The latter appears to be the case with the mandating of daytime running lights on vehicles in Canada. This law has been on the books for ages and is theoretically aimed at helping eliminating head on collisions in the daytime, because stupid people might notice an illuminated front end approaching them whereas they might not notice a non-illuminated front end approaching them.

So much for letting Darwin play itself out…

Of course, this meant carmakers in Canada had to go to the expense and hassle of rejigging their models to comply with this regulation. Do you think they did it for free, out of the goodness of their hearts? Or do you think the Canadian car buying public ended up paying more for their vehicles than before?

The issue I have, other than freedom of choice (as with seat belts) is that, in typical government fashion, they created a worse problem than the one they were trying to solve. I mean, do we still have head on collisions or have daytime running lights eliminated them?

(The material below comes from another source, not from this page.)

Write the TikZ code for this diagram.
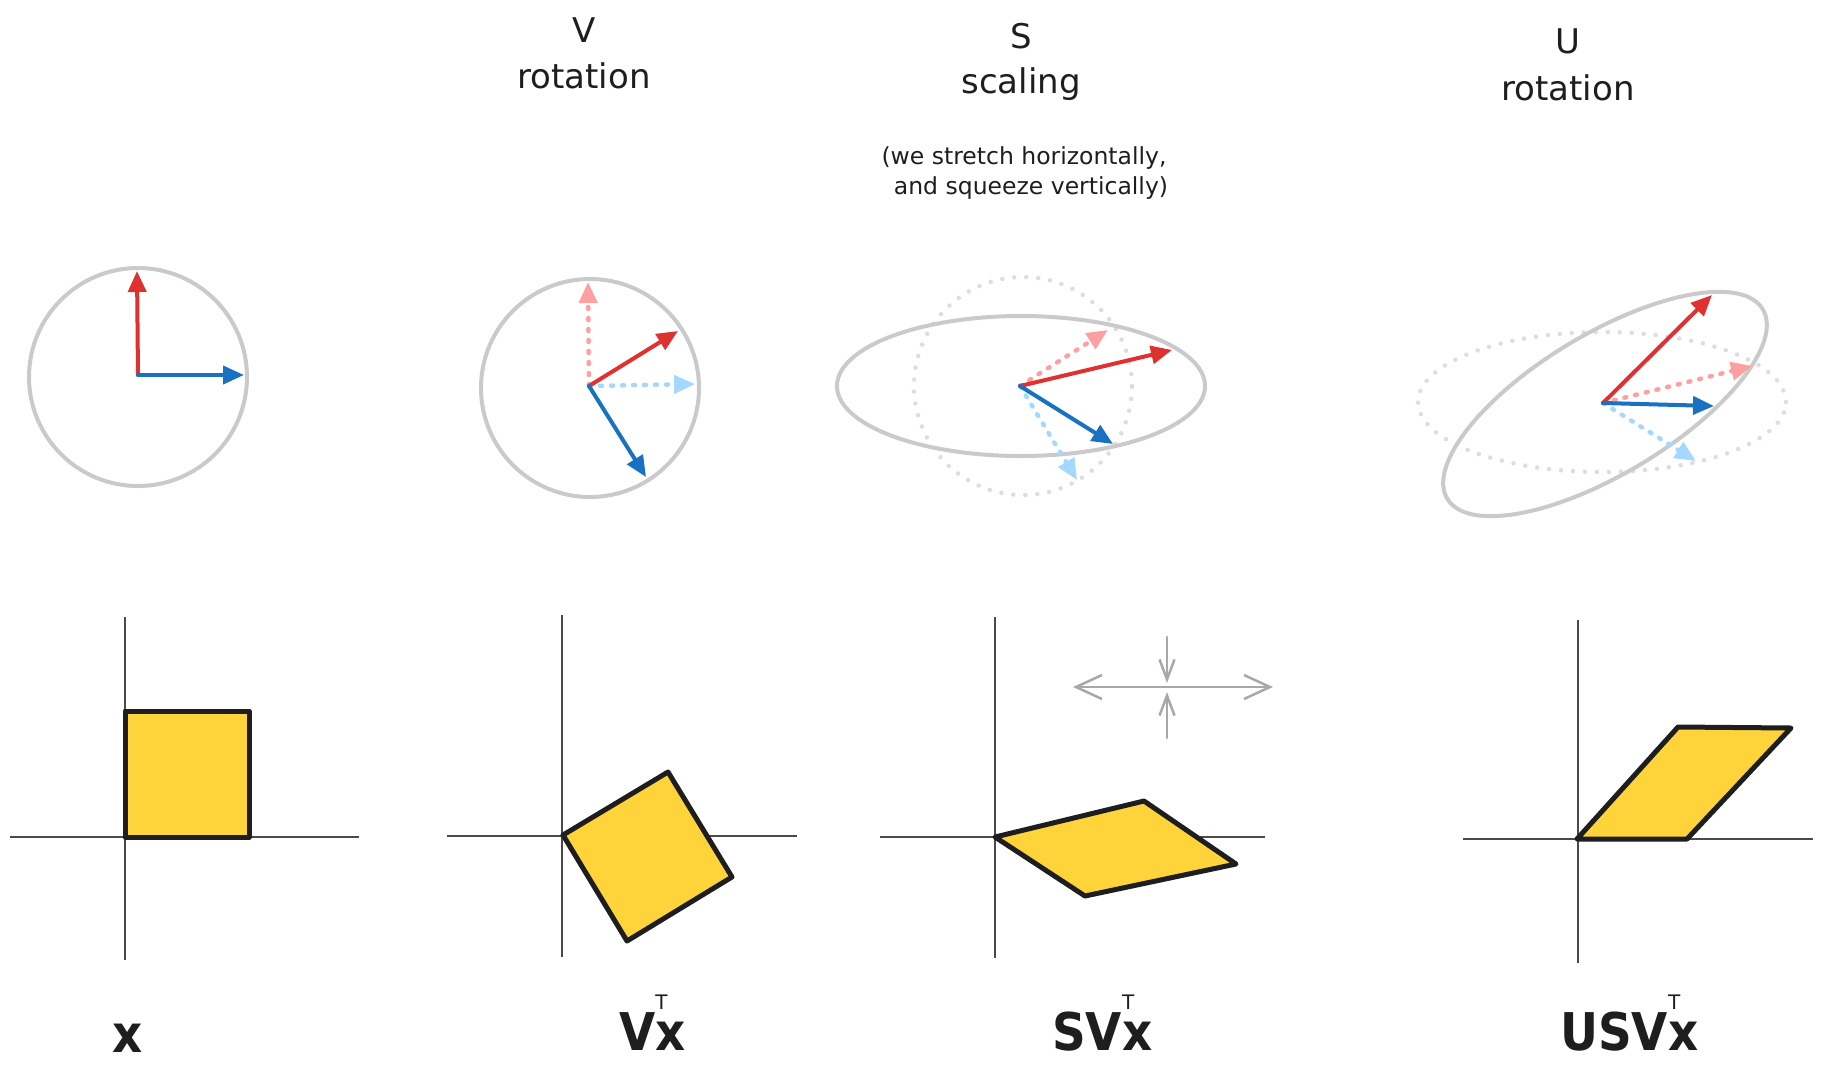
\documentclass[tikz,border=0pt]{standalone}
\usepackage{fontspec}
\setmainfont{DejaVu Sans}
\usetikzlibrary{arrows.meta}
\definecolor{cred}{HTML}{E03131}
\definecolor{cblue}{HTML}{1971C2}
\definecolor{cpink}{HTML}{FFA0A0}
\definecolor{clblue}{HTML}{A5D8FF}
\definecolor{cgray}{HTML}{CACACA}
\definecolor{cgrayl}{HTML}{DDDDDD}
\definecolor{cyel}{HTML}{FFD43B}
\definecolor{cink}{HTML}{1E1E1E}
\definecolor{caxis}{HTML}{4A4A4A}
\definecolor{cstr}{HTML}{A8A8A8}
\tikzset{
 ring/.style={draw=cgray, line width=4pt},
 ghost/.style={draw=cgrayl, line width=4.5pt, line cap=round, dash pattern=on 0pt off 12pt},
 vec/.style={line width=4pt, line cap=round, -{Triangle[length=21pt,width=18pt]}},
 ghostvec/.style={line width=4.5pt, line cap=round, dash pattern=on 2pt off 9pt, -{Triangle[length=21pt,width=18pt]}},
 axisline/.style={draw=caxis, line width=1.6pt},
 quad/.style={fill=cyel, draw=cink, line width=5pt, line join=round},
 hstretch/.style={draw=cstr, line width=2.5pt, line cap=round, -{Straight Barb[length=26pt,width=24pt]}},
 vsqueeze/.style={draw=cstr, line width=2.5pt, line cap=round, -{Straight Barb[length=20pt,width=15pt]}},
 title/.style={font=\fontsize{34}{38}\selectfont, text=cink, inner sep=0pt, anchor=base},
 note/.style={font=\fontsize{23.5}{28}\selectfont, text=cink, inner sep=0pt, anchor=base},
 lab/.style={font=\fontsize{52}{52}\selectfont\bfseries, text=cink, inner sep=0pt, anchor=base west}
}
\newcommand{\nar}[1]{\scalebox{0.9}[1]{#1}}
\newcommand{\supT}{\rlap{\raisebox{41pt}{\fontsize{20}{20}\mdseries\selectfont T}}}
\begin{document}
\begin{tikzpicture}[x=1pt,y=-1pt]
\fill[white] (0,0) rectangle (1824,1085);
\useasboundingbox (0,0) rectangle (1824,1085);

% ---------- titles ----------
\node[title] (tV) at (584,42) {V};
\node[title] (tVr) at (584,88) {rotation};
\node[title] (tS) at (1021,48) {S};
\node[title] (tSs) at (1021,93) {scaling};
\node[note] (n1) at (1024,164) {(we stretch horizontally,};
\node[note] (n2) at (1031,194) {and squeeze vertically)};
\node[title] (tU) at (1568,53) {U};
\node[title] (tUr) at (1568,100) {rotation};

% ---------- panel 1 top ----------
\draw[ring] (138,377) circle [radius=109pt];
\coordinate (o1) at (138,375);
\coordinate (r1) at (137,271);
\coordinate (b1) at (244,375);
\draw[vec, cred] (o1) -- (r1);
\draw[vec, cblue] (o1) -- (b1);

% ---------- panel 2 top ----------
\draw[ring] (590,388) circle [radius=109pt];
\coordinate (o2) at (589,386);
\coordinate (pr2) at (588,282);
\coordinate (pb2) at (695,384);
\coordinate (r2) at (678,331);
\coordinate (b2) at (646,477);
\draw[ghostvec, cpink] (o2) -- (pr2);
\draw[ghostvec, clblue] (o2) -- (pb2);
\draw[vec, cred] (o2) -- (r2);
\draw[vec, cblue] (o2) -- (b2);

% ---------- panel 3 top ----------
\draw[ghost] (1023,386) circle [radius=109pt];
\draw[ring] (1021,386) ellipse [x radius=184pt, y radius=70pt];
\coordinate (o3) at (1020,386);
\coordinate (pr3) at (1108,330);
\coordinate (pb3) at (1077,480);
\coordinate (r3) at (1172,350);
\coordinate (b3) at (1113,444);
\draw[ghostvec, cpink] (o3) -- (pr3);
\draw[ghostvec, clblue] (o3) -- (pb3);
\draw[vec, cred] (o3) -- (r3);
\draw[vec, cblue] (o3) -- (b3);

% ---------- panel 4 top ----------
\draw[ghost] (1602,402) ellipse [x radius=184pt, y radius=70pt];
\draw[ring, shift={(1605,404)}, rotate=31] (0pt,0pt) ellipse [x radius=184pt, y radius=70pt];
\coordinate (o4) at (1603,403);
\coordinate (pr4) at (1752,366);
\coordinate (pb4) at (1696,461);
\coordinate (r4) at (1712,295);
\coordinate (b4) at (1714,406);
\draw[ghostvec, cpink] (o4) -- (pr4);
\draw[ghostvec, clblue] (o4) -- (pb4);
\draw[vec, cred] (o4) -- (r4);
\draw[vec, cblue] (o4) -- (b4);

% ---------- panel 1 bottom ----------
\draw[axisline] (125,617) -- (125,960);
\draw[axisline] (10,837) -- (359,837);
\draw[quad] (125,837) -- (249,837) -- (249,711) -- (125,711) -- cycle;

% ---------- panel 2 bottom ----------
\draw[axisline] (562,615) -- (562,957);
\draw[axisline] (447,836) -- (797,836);
\draw[quad] (563,835) -- (668,772) -- (732,877) -- (627,941) -- cycle;

% ---------- panel 3 bottom ----------
\draw[axisline] (995,617) -- (995,958);
\draw[axisline] (880,837) -- (1265,837);
\draw[quad] (995,837) -- (1144,801) -- (1236,864) -- (1085,896) -- cycle;
\coordinate (sc) at (1168,687);
\coordinate (sl) at (1073,687);
\coordinate (sr) at (1273,687);
\coordinate (st) at (1167,637);
\coordinate (stt) at (1167,683);
\coordinate (sb) at (1167,738);
\coordinate (sbt) at (1167,692);
\draw[hstretch] (sc) -- (sl);
\draw[hstretch] (sc) -- (sr);
\draw[vsqueeze] (st) -- (stt);
\draw[vsqueeze] (sb) -- (sbt);

% ---------- panel 4 bottom ----------
\draw[axisline] (1578,620) -- (1578,963);
\draw[axisline] (1463,839) -- (1813,839);
\draw[quad] (1577,839) -- (1678,727) -- (1791,728) -- (1687,839) -- cycle;

% ---------- bottom labels ----------
\node[lab] (l1) at (112,1052) {\nar{x}};
\node[lab] (l2) at (619,1050) {\nar{V}\supT\nar{x}};
\node[lab] (l3) at (1052,1050) {\nar{SV}\supT\nar{x}};
\node[lab] (l4) at (1560,1050) {\nar{USV}\supT\nar{x}};
\end{tikzpicture}
\end{document}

Worse, the mandate only ensured that the front of a vehicle is lit up – usually by some kind of running light arrangement separate from – or a separate setting to – the regular headlights. So, guess what happened?

What happened is that many drivers whose vehicles' front ends are "kind of illuminated" at night via the daytime running lights seem to think that, because they can see some light on the road ahead of them, that all their vehicles' lights are on. And they aren't. These oblivious folks are driving around with no taillights because the he/she/it behind the wheel hasn't actually turned on the lights at all. Any of them. Only the daytime running lights are on (and brake lights, of course, if they're maintained) and that isn't enough.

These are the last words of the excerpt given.